No formula produces a definitive number, but these are the factors that consistently influence outcomes:
Injury severity. Minor soft-tissue injuries, fractures, herniated discs, traumatic brain injuries, and permanent disabilities occupy completely different settlement ranges. More serious injuries typically generate higher medical costs, longer treatment timelines, and stronger claims for pain and suffering.
Medical documentation. Treatment records are the evidentiary backbone of a personal injury claim. Gaps in treatment, delayed care, or incomplete records tend to reduce settlement leverage — regardless of how real the injuries are.

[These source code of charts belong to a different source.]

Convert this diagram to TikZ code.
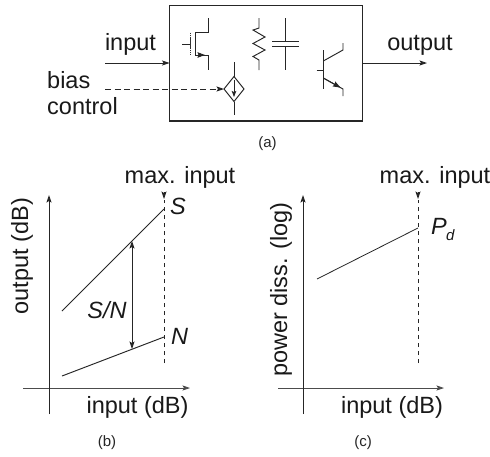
\documentclass[tikz,border=0pt]{standalone}
\usepackage{fontspec}
\setmainfont{Liberation Sans}
\usetikzlibrary{arrows.meta,shapes.geometric}
\tikzset{
  wire/.style={line width=0.95pt,draw=black!85},
  thin wire/.style={line width=0.8pt,draw=black!85},
  tip/.tip={Stealth[length=7.5pt,width=5pt,inset=1.5pt]},
  arr/.style={wire,-tip},
  xaxis/.style={line width=0.8pt,draw=black!70,-tip},
  dashwire/.style={line width=0.95pt,draw=black!85,dash pattern=on 4.5pt off 3.5pt},
  lab/.style={inner sep=0pt,anchor=base,font=\fontsize{23.5}{26}\selectfont,text=black!90},
  sublab/.style={inner sep=0pt,anchor=base,font=\fontsize{15}{17}\selectfont,text=black!85},
}
\begin{document}
\begin{tikzpicture}[x=1pt,y=-1pt]
\useasboundingbox (0,0) rectangle (490,456);
\fill[white] (0,0) rectangle (490,456);
% (a) block
\node[draw=black!85,line width=1.1pt,minimum width=192.5pt,minimum height=115.5pt,inner sep=0pt,outer sep=0pt] (block) at (265.8,63.2) {};
\coordinate (inS) at (105,63);
\coordinate (inE) at (block.west |- inS);
\coordinate (outS) at (block.east |- inS);
\coordinate (outE) at (427,63);
\draw[arr] (inS) -- (inE);
\draw[arr] (outS) -- (outE);
\node[lab] (linput) at (130.5,50) {input};
\node[lab] (loutput) at (420,50) {output};
\node[lab,anchor=base west] (lbias) at (47,88) {bias};
\node[lab,anchor=base west] (lcontrol) at (47,114) {control};
% controlled source
\node[draw=black!85,line width=0.95pt,shape=diamond,minimum width=20pt,minimum height=25pt,inner sep=0pt,outer sep=0pt,aspect=0.8] (src) at (234,89) {};
\coordinate (bS) at (105,89);
\draw[wire,dash pattern=on 6pt off 3.5pt,-tip] (bS) -- (src.west);
\coordinate (srcT) at (234,62);
\coordinate (srcB) at (234,115);
\draw[wire] (srcT) -- (src.north);
\draw[wire] (src.south) -- (srcB);
\draw[thin wire,-{Stealth[length=6pt,width=4.5pt,inset=1pt]}] (234,80) -- (234,97);
% MOSFET
\draw[wire] (182,44) -- (190.7,44);
\draw[line width=0.9pt,draw=black!80,dash pattern=on 1.5pt off .4pt] (190.7,32.7) -- (190.7,55);
\draw[wire] (208,18) -- (208,32.7) -- (195,32.7) -- (195,55) -- (208,55) -- (208,70);
\draw[wire,-{Stealth[length=7.5pt,width=5.5pt,inset=1pt]}] (195,55) -- (205,55);
% Resistor
\draw[wire,line join=miter] (259,18) -- (259,28) -- (253,30) -- (265,37) -- (253,43.5) -- (265,50) -- (253,56.5) -- (259,60) -- (259,70);
% Capacitor
\draw[wire] (285,18) -- (285,41.7);
\draw[wire] (272,41.7) -- (298.5,41.7);
\draw[wire] (272,46.3) -- (298.5,46.3);
\draw[wire] (285,46.3) -- (285,70);
% BJT
\draw[wire] (323.3,50) -- (323.3,89);
\draw[wire] (316.5,70) -- (323.3,70);
\draw[wire] (323.3,61) -- (343,50) -- (343,43);
\draw[wire] (323.3,78) -- (343,89) -- (343,96);
\draw[wire,-{Stealth[length=7.5pt,width=5.5pt,inset=1pt]}] (323.3,78) -- (340.5,87.6);
\node[sublab] (capa) at (267.5,147) {(a)};
% (b) plot
\coordinate (bxL) at (23,388); \coordinate (bxR) at (190,388);
\coordinate (byB) at (49,414); \coordinate (byT) at (49,195);
\draw[xaxis] (bxL) -- (bxR);
\draw[arr] (byB) -- (byT);
\coordinate (bdB) at (164,363); \coordinate (bdT) at (164,192);
\draw[dashwire] (bdB) -- (164,200);
\draw[wire,-tip] (bdT) -- (164,199);
\coordinate (sA) at (62,311); \coordinate (sB) at (164,209);
\coordinate (nA) at (62,376); \coordinate (nB) at (164,337);
\draw[thin wire] (sA) -- (sB);
\draw[wire] (nA) -- (nB);
\coordinate (snT) at (132,241); \coordinate (snB) at (132,349);
\draw[wire,tip-tip] (snT) -- (snB);
\node[lab] (bmax) at (180,183) {max. input};
\node[lab,anchor=base west,font=\fontsize{23.5}{26}\selectfont\itshape] (lS) at (170,214) {S};
\node[lab,anchor=base west,font=\fontsize{23.5}{26}\selectfont\itshape] (lN) at (171,344) {N};
\node[lab,font=\fontsize{23.5}{26}\selectfont\itshape] (lSN) at (107,318) {S/N};
\node[lab,rotate=90] (bylab) at (28,256) {output (dB)};
\node[lab] (bxlab) at (137.5,413) {input (dB)};
\node[sublab] (capb) at (107,446) {(b)};
% (c) plot
\coordinate (cxL) at (278,388); \coordinate (cxR) at (444,388);
\coordinate (cyB) at (303,414); \coordinate (cyT) at (303,195);
\draw[xaxis] (cxL) -- (cxR);
\draw[arr] (cyB) -- (cyT);
\coordinate (cdB) at (418,363); \coordinate (cdT) at (418,192);
\draw[dashwire] (cdB) -- (418,200);
\draw[wire,-tip] (cdT) -- (418,199);
\coordinate (pA) at (317,279); \coordinate (pB) at (418,228);
\draw[thin wire] (pA) -- (pB);
\node[lab] (cmax) at (435,183) {max. input};
\node[lab,anchor=base west,font=\fontsize{23.5}{26}\selectfont\itshape] (lP) at (431,234) {P};
\node[lab,anchor=base west,font=\fontsize{15}{17}\selectfont\itshape] (ld) at (446,240) {d};
\node[lab,rotate=90] (cylab) at (287,289.5) {power diss. (log)};
\node[lab] (cxlab) at (392,413) {input (dB)};
\node[sublab] (capc) at (363,446) {(c)};
\end{tikzpicture}
\end{document}
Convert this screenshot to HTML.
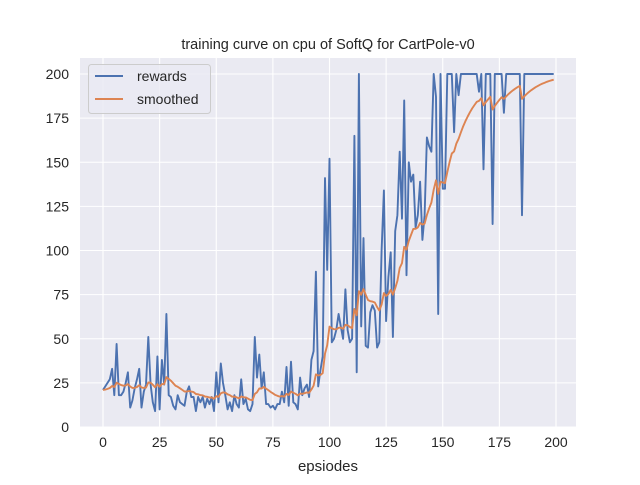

Coverage limits. South Carolina's minimum liability limits are relatively modest. If the at-fault driver carries only minimum coverage, the policy cap may constrain what's recoverable through a third-party claim — even when damages are legitimately higher. Your own underinsured motorist (UIM) coverage can bridge that gap if you carry it.
Liability clarity. Cases with disputed fault are harder to settle quickly. When both drivers share some responsibility, comparative fault calculations affect every damage figure on the table.
Attorney involvement. Cases handled with legal representation often — though not always — settle for more than those handled directly by the injured party. Attorneys familiar with the claims process understand documentation requirements, insurer negotiation patterns, and litigation value. Personal injury attorneys in South Carolina typically work on contingency, meaning they take a percentage (commonly one-third, though it varies) of the final recovery rather than charging upfront fees.
Pre-existing conditions. Insurers routinely investigate prior injuries. If you had a prior back condition and this accident worsened it, the "aggravation of a pre-existing condition" is generally compensable — but it creates friction in negotiations.
Myrtle Beach sees significant seasonal traffic volume, particularly during summer months and major events. Heavy tourist presence means more unfamiliar drivers, more rental vehicles, and more out-of-state insurance policies — all of which can complicate liability investigations and claims handling. Rental car accidents involve their own coverage layering (the driver's personal policy, the rental company's insurance, and credit card coverage can all interact). Out-of-state drivers may carry policies governed by their home state's rules.
Most straightforward injury claims in South Carolina resolve within several months to a year. Complex cases — especially those involving surgery, disputed liability, or litigation — can take considerably longer. South Carolina has a statute of limitations for personal injury claims; missing that deadline generally forecloses the right to file suit. The specific timeframe depends on the type of claim and who is involved, so confirming the applicable deadline for your situation matters early.
Settlements usually follow a demand phase: once medical treatment is complete (or a maximum medical improvement point is reached), a demand letter is sent to the insurer outlining damages and requesting a specific amount. Negotiations follow — sometimes resolving quickly, sometimes extending through mediation or litigation.
Settlement ranges in Myrtle Beach — or anywhere in South Carolina — ultimately reflect the facts of individual cases. What coverage existed, how fault was determined, how serious the injuries were, whether treatment was consistent, and how skilled the negotiation was on both sides. Those aren't details that fit a formula. They're the variables that determine whether a settlement lands at the lower or higher end of any range you might find cited online.